Ed.: And you know what I’ve been finding out? Were you aware that Portland is FABRIC STORE MECCA?!? I feel an extended uninvited couch-stay coming on….
So, so, so excited about lots of this, but right quick-like: D Numbers! doesn’t it make you swell with pride?
Editor: I know right?!? and, even better was that their flyer outside the club had a pithy blurb from you! and I got excitable, poking the Brujo and being all LOOKY LOOKY OMG WE KNOW HER HOW COOL IS THIS. You and Miss Bovary *totally* shoulda been there. Or better yet, we all shoulda been at HM (which apparently got an unexpected visit from the fire marshall tonight? and they had to stand the overpacked audience OUTSIDE while the band played INSIDE? ah, our weird little ersatz mountain hometown….).

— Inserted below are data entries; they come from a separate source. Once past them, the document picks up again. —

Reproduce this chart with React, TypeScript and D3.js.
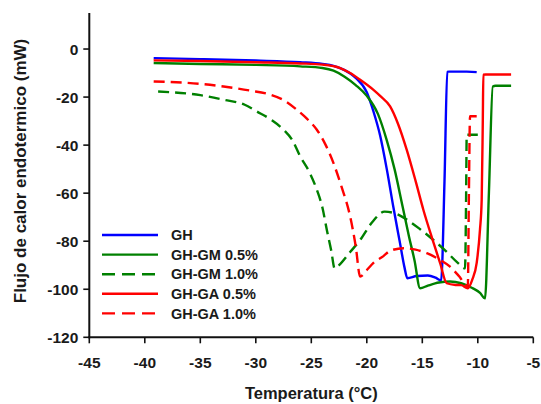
import React, { useEffect } from "react";
import * as d3 from "d3";

type Pt = [number, number];

// DSC thermograms: temperature (°C) vs. endothermic heat flow (mW)
const ghCurve: Pt[] = [
  [-39.2, -3.8], [-35, -4.2], [-30, -4.8], [-26, -5.5], [-24, -6.2], [-23, -7.0],
  [-22, -8.8], [-21, -12], [-20, -18], [-19.4, -26], [-18.8, -36], [-18.2, -50],
  [-17.6, -66], [-17, -81], [-16.6, -91], [-16.35, -95.4], [-15.5, -94.5],
  [-14.5, -94.3], [-13.8, -95.2], [-13.3, -96.3], [-13.0, -55], [-12.75, -9.5],
  [-12.6, -9.4], [-11, -9.4], [-10.1, -9.6],
];

const ghGm05Curve: Pt[] = [
  [-39.2, -5.8], [-35, -6.2], [-30, -6.6], [-26, -7.2], [-24, -7.9], [-23, -9],
  [-22, -11.5], [-21, -15], [-20, -19.5], [-19, -27], [-18.2, -38], [-17.5, -50],
  [-16.8, -65], [-16.2, -78], [-15.7, -88], [-15.2, -99.6], [-14.5, -98.5],
  [-13.5, -97.2], [-12.5, -96.8], [-11.5, -97.5], [-10.5, -99.5], [-9.8, -101.5],
  [-9.35, -103.8], [-9.0, -60], [-8.65, -15.6], [-8.4, -15.3], [-7.0, -15.3],
];

const ghGm10Curve: Pt[] = [
  [-38.8, -17.7], [-35, -19.2], [-32.9, -21.1], [-31, -23.2], [-29.9, -26],
  [-28.6, -29.5], [-27.5, -33.6], [-26.7, -38], [-26.0, -44.7], [-25.2, -51],
  [-24.5, -58.6], [-24.0, -66], [-23.6, -75.3], [-23.2, -84], [-22.9, -91.3],
  [-22.4, -89.5], [-21.5, -84.5], [-20.6, -79.5], [-19.5, -72], [-18.4, -67.7],
  [-17.4, -68.5], [-16.4, -71], [-15.2, -75], [-14.0, -79.5], [-12.9, -84],
  [-11.8, -89], [-11.15, -91.3], [-11.05, -60], [-11.0, -35.7], [-10.0, -35.7],
];

const ghGa05Curve: Pt[] = [
  [-39.2, -4.7], [-35, -5.0], [-30, -5.5], [-26, -6.0], [-24, -6.5], [-22.4, -7.9],
  [-21.5, -10], [-20.6, -12.8], [-19.4, -17], [-18.8, -19.5], [-17.9, -23.9],
  [-17.2, -31], [-16.4, -42], [-15.6, -55], [-14.9, -67], [-14.1, -79],
  [-13.4, -89], [-12.8, -97.5], [-12.0, -98.2], [-11.5, -98.3], [-10.9, -99.6],
  [-10.5, -96], [-10.1, -89], [-9.8, -75], [-9.65, -62.8], [-9.55, -30],
  [-9.5, -10.7], [-9.3, -10.6], [-7.0, -10.6],
];

const ghGa10Curve: Pt[] = [
  [-39.2, -13.5], [-35, -14.5], [-32.9, -15.6], [-30.5, -17.3], [-28.7, -19],
  [-27.4, -21.5], [-26.3, -25.3], [-25.4, -29], [-24.5, -33.6], [-23.7, -40],
  [-23.0, -47.5], [-22.3, -57], [-21.5, -69.7], [-21.0, -82], [-20.6, -94.7],
  [-20.0, -92], [-19.4, -89], [-18.5, -86.2], [-17.9, -84], [-16.7, -82.9],
  [-15.6, -83.5], [-14.6, -85], [-13.5, -87.5], [-12.5, -90.6], [-11.7, -94.5],
  [-10.9, -98.9], [-10.8, -60], [-10.7, -28], [-10.1, -28],
];

const seriesNames = ["GH", "GH-GM 0.5%", "GH-GM 1.0%", "GH-GA 0.5%", "GH-GA 1.0%"];
const seriesData = [ghCurve, ghGm05Curve, ghGm10Curve, ghGa05Curve, ghGa10Curve];
const seriesColors = ["#0000ff", "#008000", "#008000", "#ff0000", "#ff0000"];
const seriesDashed = [false, false, true, false, true];

const xTicks = [-45, -40, -35, -30, -25, -20, -15, -10, -5];
const yTicks = [0, -20, -40, -60, -80, -100, -120];

const W = 541;
const H = 404;
const FONT = "'Liberation Sans', Arial, sans-serif";
const TEXT = "#1a1a1a";

export default function App() {
  useEffect(() => {
    document.body.style.margin = "0";
  }, []);

  const x = d3.scaleLinear().domain([-45, -5]).range([89.3, 533.3]);
  const y = d3.scaleLinear().domain([-120, 15]).range([337.3, 13]);

  const line = d3
    .line<Pt>()
    .x((d) => x(d[0]))
    .y((d) => y(d[1]))
    .curve(d3.curveMonotoneX);

  const legendX0 = 102;
  const legendX1 = 158;
  const legendY0 = 235;
  const legendStep = 19.6;

  return (
    <svg width={W} height={H} style={{ display: "block", background: "#fff" }}>
      {/* curves */}
      <g fill="none" strokeWidth={2.4} strokeLinejoin="round">
        {seriesData.map((d, i) => (
          <path
            key={seriesNames[i]}
            d={line(d) ?? ""}
            stroke={seriesColors[i]}
            strokeDasharray={seriesDashed[i] ? "11,6" : undefined}
          />
        ))}
      </g>

      {/* axes */}
      <g stroke="#111" strokeWidth={2}>
        <line x1={x(-45)} x2={x(-45)} y1={y(15)} y2={y(-120) + 1} />
        <line x1={x(-45) - 1} x2={x(-5)} y1={y(-120)} y2={y(-120)} />
        {yTicks.map((t) => (
          <line key={"yt" + t} x1={x(-45) - 6} x2={x(-45)} y1={y(t)} y2={y(t)} strokeWidth={1.6} />
        ))}
        {xTicks.map((t) => (
          <line key={"xt" + t} x1={x(t)} x2={x(t)} y1={y(-120)} y2={y(-120) + 6} strokeWidth={1.6} />
        ))}
      </g>

      <g fontFamily={FONT} fontWeight="bold" fill={TEXT} fontSize={15.5}>
        {yTicks.map((t) => (
          <text key={"yl" + t} x={x(-45) - 11} y={y(t)} dy="0.36em" textAnchor="end">
            {t}
          </text>
        ))}
        {xTicks.map((t) => (
          <text key={"xl" + t} x={x(t)} y={y(-120) + 25} dy="0.36em" textAnchor="middle">
            {t}
          </text>
        ))}
      </g>

      <text
        x={(x(-45) + x(-5)) / 2}
        y={393}
        dy="0.36em"
        textAnchor="middle"
        fontFamily={FONT}
        fontWeight="bold"
        fontSize={16.5}
        fill={TEXT}
      >
        Temperatura (°C)
      </text>
      <text
        transform={`translate(20,171) rotate(-90)`}
        dy="0.36em"
        textAnchor="middle"
        fontFamily={FONT}
        fontWeight="bold"
        fontSize={17}
        fill={TEXT}
      >
        Flujo de calor endotermico (mW)
      </text>

      {/* legend */}
      <g fontFamily={FONT} fontWeight="bold" fontSize={14.5} fill={TEXT}>
        {seriesNames.map((name, i) => {
          const ly = legendY0 + i * legendStep;
          return (
            <g key={name}>
              <line
                x1={legendX0}
                x2={legendX1}
                y1={ly}
                y2={ly}
                stroke={seriesColors[i]}
                strokeWidth={2.4}
                strokeDasharray={seriesDashed[i] ? "13,7" : undefined}
              />
              <text x={171} y={ly} dy="0.36em">
                {name}
              </text>
            </g>
          );
        })}
      </g>
    </svg>
  );
}
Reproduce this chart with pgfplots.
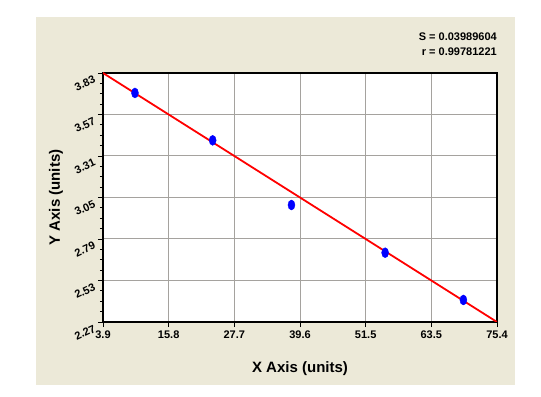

Hahaha! I can imagine that scene so very well. It is a little sad because these days, half the fun is eyeballing their 50 million miles of cords and giant piles of precariously stacked equipment.
Also, one time after I interviewed Chan Marshall (Cat Power), I googled her to get some info and stumbled upon an interview in which she mentioned me and my heart went !!!!! and I felt like I might die of coolness on the spot. Of course, that went away, but it was a moment.
Anyway, MB and I have seen them twice in Dallas and it was the best.